TL;DR — Try to merge different paths if they return the same data structure, unless they are computationally expensive.


Using different plural/singular form for resources. This results in URLs like /people and /person/1 due to differing inflection rules in English grammar.

TL;DR — Stick to only one of plural or singular forms


The practice of Nesting every Relationship in the URL.

  • Whenever a client wants to get a team’s details, the client needs to know beforehand the organization of that team. Otherwise they won’t be able to construct the URL. So they need organization details to GET the team, but they need to GET the team to know the organization! This is a chicken-and-egg problem and results in composite primary keys.
  • API started out by nesting teams under /org/1234/teams. Now there is a new need for listing all the teams separately. This leads to duplication of URLs like /teams and /org/teams and /org/1234/teams. All these URLs end up getting supported for a long time
  • Now again there are two ways to get a team details — /teams/1 and /orgs/1234/teams/1. So to create a team, clients can now call POST /teams/1 with body org_id=1 or call POST /orgs/1234/teams. Again more permutations on Paths
RESTful Resources can have relationships.
But every relationship doesn’t need to be nested.

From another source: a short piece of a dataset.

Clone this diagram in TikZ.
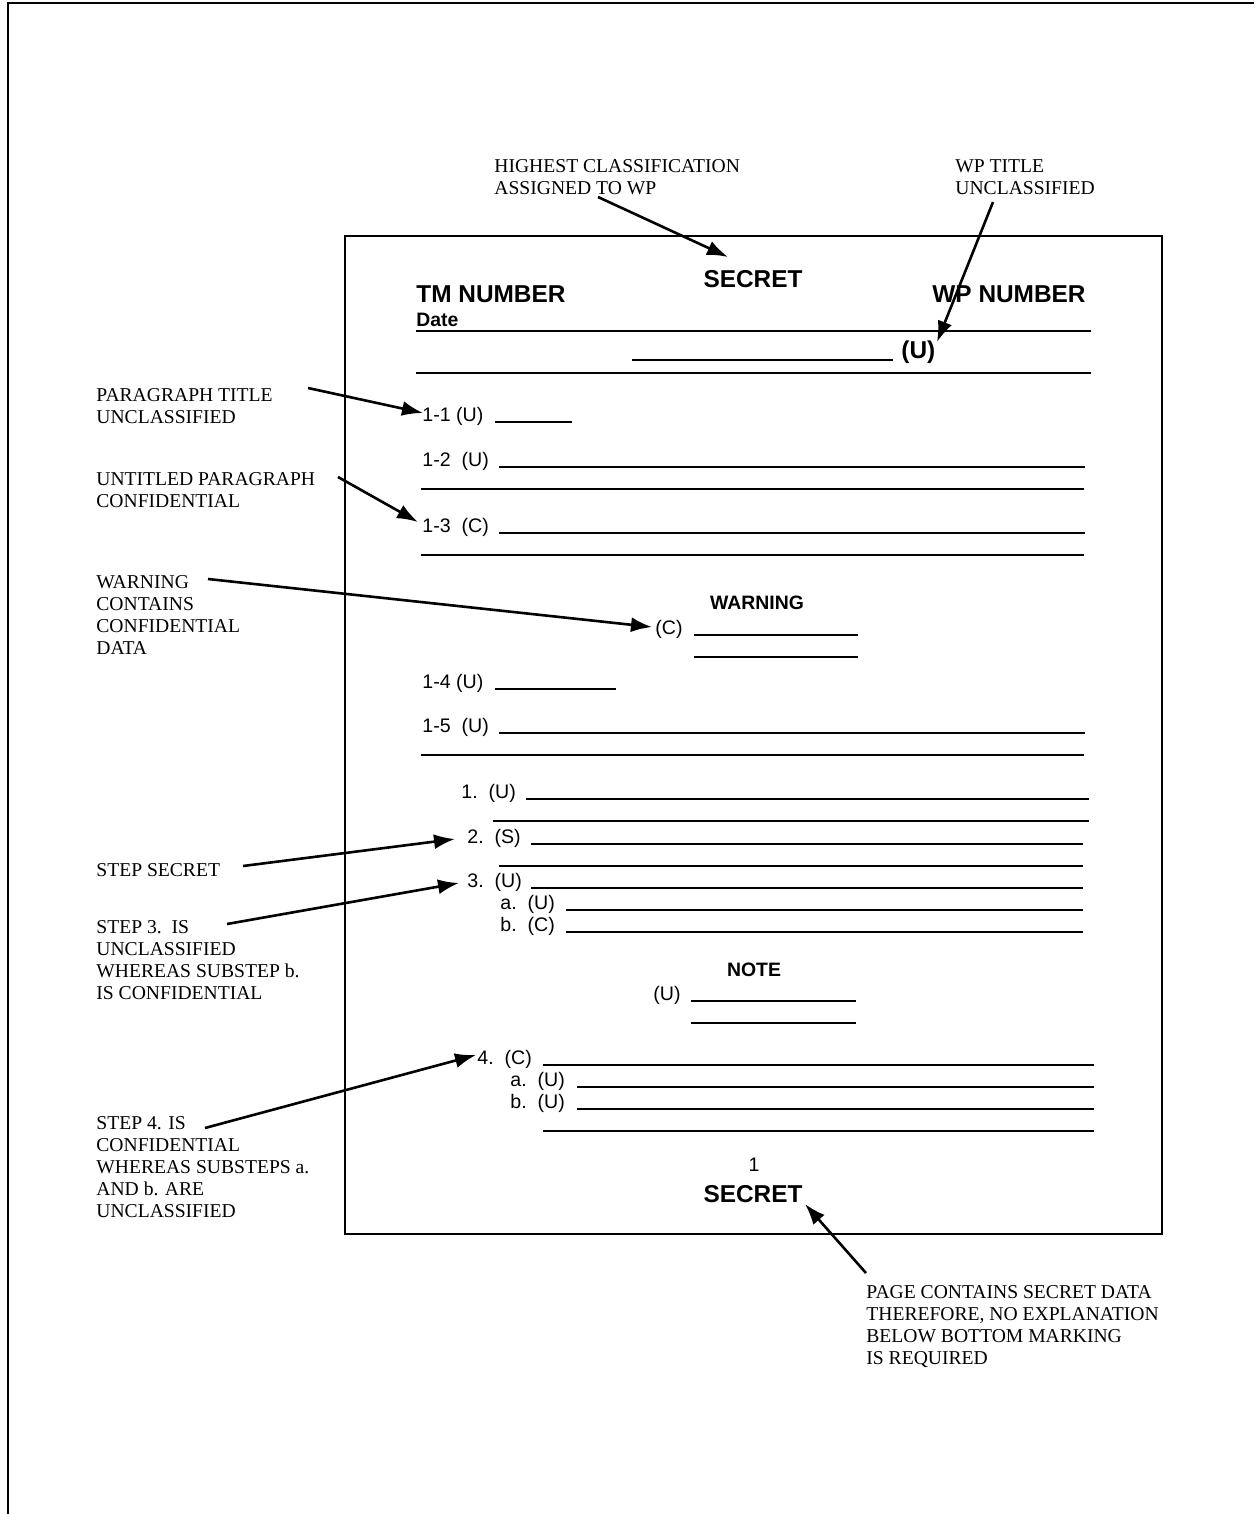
\documentclass[tikz,border=0pt]{standalone}
\usepackage{fontspec}
\setmainfont{Liberation Serif}
\setsansfont{Liberation Sans}
\usetikzlibrary{arrows.meta}
\begin{document}
\begin{tikzpicture}[x=0.5pt,y=-0.5pt,
  lab/.style={anchor=north west,inner sep=0pt,align=left,font=\rmfamily\fontsize{9.8}{11}\selectfont},
  txt/.style={anchor=base west,inner sep=0pt,font=\sffamily\fontsize{9.8}{11}\selectfont},
  bigb/.style={inner sep=0pt,font=\sffamily\bfseries\fontsize{12.2}{14}\selectfont},
  smb/.style={inner sep=0pt,anchor=base,font=\sffamily\bfseries\fontsize{9.7}{11}\selectfont},
  rule/.style={line width=0.8pt},
  arr/.style={line width=1.3pt,-{Latex[length=10.5pt,width=7.5pt]}},
  frame/.style={line width=1pt}]
\useasboundingbox (0,0) rectangle (1254,1514);
% outer frame (top and left only)
\draw[frame] (8,1514) -- (8,3) -- (1254,3);
% inner page
\draw[line width=1pt] (345,236) rectangle (1162,1234);

% header
\node[bigb,anchor=base] (sectop) at (753,287) {SECRET};
\node[bigb,anchor=base west] (tmnum) at (416,302) {TM NUMBER};
\node[bigb,anchor=base east] (wpnum) at (1086,302) {WP NUMBER};
\node[smb,anchor=base west] (date) at (416,326) {Date};
\draw[rule] (416,331) -- (1091,331);
\draw[rule] (632,360) -- (893,360);
\node[bigb,anchor=base west] (tu) at (901,358) {(U)};
\draw[rule] (416,373) -- (1091,373);

% paragraphs
\node[txt] (p11) at (422,421) {1-1 (U)};
\draw[rule] (495,422) -- (572,422);
\node[txt] (p12) at (422,466) {1-2\ \ (U)};
\draw[rule] (499,467) -- (1085,467);
\draw[rule] (421,489) -- (1084,489);
\node[txt] (p13) at (422,532) {1-3\ \ (C)};
\draw[rule] (499,533) -- (1085,533);
\draw[rule] (421,555) -- (1084,555);

\node[smb] (warnh) at (757,609) {WARNING};
\node[txt] (wc) at (655,634) {(C)};
\draw[rule] (694,635) -- (858,635);
\draw[rule] (694,657) -- (858,657);

\node[txt] (p14) at (422,688) {1-4 (U)};
\draw[rule] (495,689) -- (616,689);
\node[txt] (p15) at (422,732) {1-5\ \ (U)};
\draw[rule] (499,733) -- (1085,733);
\draw[rule] (421,755) -- (1084,755);

\node[txt] (s1) at (461,798) {1.\ \ (U)};
\draw[rule] (526,799) -- (1089,799);
\draw[rule] (493,821) -- (1089,821);
\node[txt] (s2) at (467,843) {2.\ \ (S)};
\draw[rule] (531,844) -- (1083,844);
\draw[rule] (499,866) -- (1083,866);
\node[txt] (s3) at (467,887) {3.\ \ (U)};
\draw[rule] (531,888) -- (1083,888);
\node[txt] (s3a) at (500,909) {a.\ \ (U)};
\draw[rule] (566,910) -- (1083,910);
\node[txt] (s3b) at (500,931) {b.\ \ (C)};
\draw[rule] (566,932) -- (1083,932);

\node[smb] (noteh) at (754,976) {NOTE};
\node[txt] (nu) at (653,1000) {(U)};
\draw[rule] (691,1001) -- (856,1001);
\draw[rule] (691,1023) -- (856,1023);

\node[txt] (s4) at (477,1064) {4.\ \ (C)};
\draw[rule] (543,1065) -- (1094,1065);
\node[txt] (s4a) at (510,1086) {a.\ \ (U)};
\draw[rule] (577,1087) -- (1094,1087);
\node[txt] (s4b) at (510,1108) {b.\ \ (U)};
\draw[rule] (577,1109) -- (1094,1109);
\draw[rule] (543,1131) -- (1094,1131);

\node[txt,anchor=base] (pgno) at (754,1171) {1};
\node[bigb,anchor=base] (secbot) at (753,1202) {SECRET};

% callout labels
\node[lab] (lhigh) at (494,159) {HIGHEST CLASSIFICATION\\ASSIGNED TO WP};
\node[lab] (lwpt) at (955,159) {WP TITLE\\UNCLASSIFIED};
\node[lab] (lpara) at (96,388) {PARAGRAPH TITLE\\UNCLASSIFIED};
\node[lab] (luntl) at (96,472) {UNTITLED PARAGRAPH\\CONFIDENTIAL};
\node[lab] (lwarn) at (96,575) {WARNING\\CONTAINS\\CONFIDENTIAL\\DATA};
\node[lab] (lss) at (96,863) {STEP SECRET};
\node[lab] (ls3) at (96,920) {STEP 3.\ \ IS\\UNCLASSIFIED\\WHEREAS SUBSTEP b.\\IS CONFIDENTIAL};
\node[lab] (ls4) at (96,1116) {STEP 4. IS\\CONFIDENTIAL\\WHEREAS SUBSTEPS a.\\AND b. ARE\\UNCLASSIFIED};
\node[lab] (lpage) at (866,1285) {PAGE CONTAINS SECRET DATA\\THEREFORE, NO EXPLANATION\\BELOW BOTTOM MARKING\\IS REQUIRED};

% arrow ends
\coordinate (t1) at (598,197);  \coordinate (h1) at (728,257);
\coordinate (t2) at (993,202);  \coordinate (h2) at (937,342);
\coordinate (t3) at (308,388);  \coordinate (h3) at (423,413);
\coordinate (t4) at (338,477);  \coordinate (h4) at (418,522);
\coordinate (t5) at (208,579);  \coordinate (h5) at (652,627);
\coordinate (t6) at (243,866);  \coordinate (h6) at (455,839);
\coordinate (t7) at (227,924);  \coordinate (h7) at (459,883);
\coordinate (t8) at (205,1128); \coordinate (h8) at (476,1055);
\coordinate (t9) at (866,1273); \coordinate (h9) at (805,1204);
\draw[arr] (t1) -- (h1);
\draw[arr] (t2) -- (h2);
\draw[arr] (t3) -- (h3);
\draw[arr] (t4) -- (h4);
\draw[arr] (t5) -- (h5);
\draw[arr] (t6) -- (h6);
\draw[arr] (t7) -- (h7);
\draw[arr] (t8) -- (h8);
\draw[arr] (t9) -- (h9);
\end{tikzpicture}
\end{document}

The way people view and consume data is different from relationships between the data. e.g. In Reddit — Every Post must belong to a User, so it might seem like /users/1/posts could be a good idea. But end clients who consume the service aren’t going to care about the users, they only care about getting /posts.

TL;DR — Treat all resources as First-class Top-level resources, unless you are 100% sure that they will never ever become one (e.g. multi-tenant applications). After quite some time of working with REST, I can safely say this works best. At the very least, make sure that any URL has no more than one ID in the Path Parameters.


This deserves a separate specification called NESTful URLs.


Suffixing all JSON endpoints as .json. There is a lurking namespace problem here. Most REST/MVC frameworks have namespaced Controllers with relative paths.

@Path("/items")      => everything under /items

@GET("/") => /items/
list() { ... }

@GET("/:id") => /items/1234
get() { ... }

The anomalous .json extension interferes with this in two ways:

@Path("/items.json") # duh
@GET("/:id") # oops! /items.json/1234

@GET("/.json") # oops! /items/.json

TL;DRUse HTTP Accepts header. Default extensions mess up with framework path namespacing features.